如下所示,您可以使用 DESCRIBE 命令查阅一张表的 schema:

Flink SQL> DESCRIBE Rides;
root
 |-- rideId: BIGINT
 |-- taxiId: BIGINT
 |-- isStart: BOOLEAN
 |-- lon: FLOAT
 |-- lat: FLOAT
 |-- rideTime: TIMESTAMP(3) *ROWTIME*
 |-- psgCnt: INT

Source 表

Source 表 可以 可以被用于一个 SQL 查询的 FROM 子句。它们 不可以 用作 INSERT INTO 子句的目标表。

所有的 source tables 都是以 Apache Kafka topics 的形式存储的外部表。 Kafka 的消息为 JSON 编码。从 topic 里读取的每条消息被追加到对应的 source 表。

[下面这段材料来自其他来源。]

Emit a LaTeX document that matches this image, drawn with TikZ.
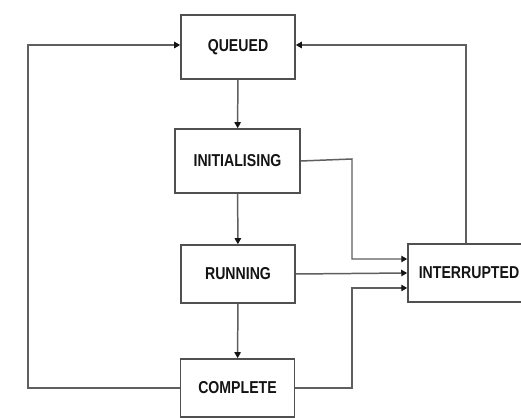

注意:当训练环境启动后,Source 表不会立即完整地生成。它们的消息记录会持续的导入 Kafka topic 中。当训练环境启动后消息导入便开始了 (docker-compose up -d) 并且以 10 倍快的速度运行,例如,导入 10 分钟的消息记录大概需要 1 分钟时间 (基于消息记录的时间戳)。

Rides

我们将使用 Rides source 表来做所有的练习。这张表包含了 2013 年初纽约市的出租车乘坐信息。每次出租车乘坐对应 2 条事件消息记录,一条 开始打车事件 和一条 结束打车事件

The schema of the Rides table is as follows:

rideId: BIGINT       // the unique id of a ride (note, Rides contains two records per ride)
taxiId: BIGINT       // the unique id of the taxi
isStart: BOOLEAN     // flag for pick-up (true) or drop-off (false) event
lon: FLOAT           // the longitude of the pick-up or drop-off location
lat: FLOAT           // the latitude of the pick-up or drop-off location
rideTime: TIMESTAMP  // the time of the pick-up or drop-off event
psgCnt: INT          // the number of passengers on the ride

Fares

The Fares source table contains information about about the fares paid for the taxi rides. The table contains one record for each taxi ride.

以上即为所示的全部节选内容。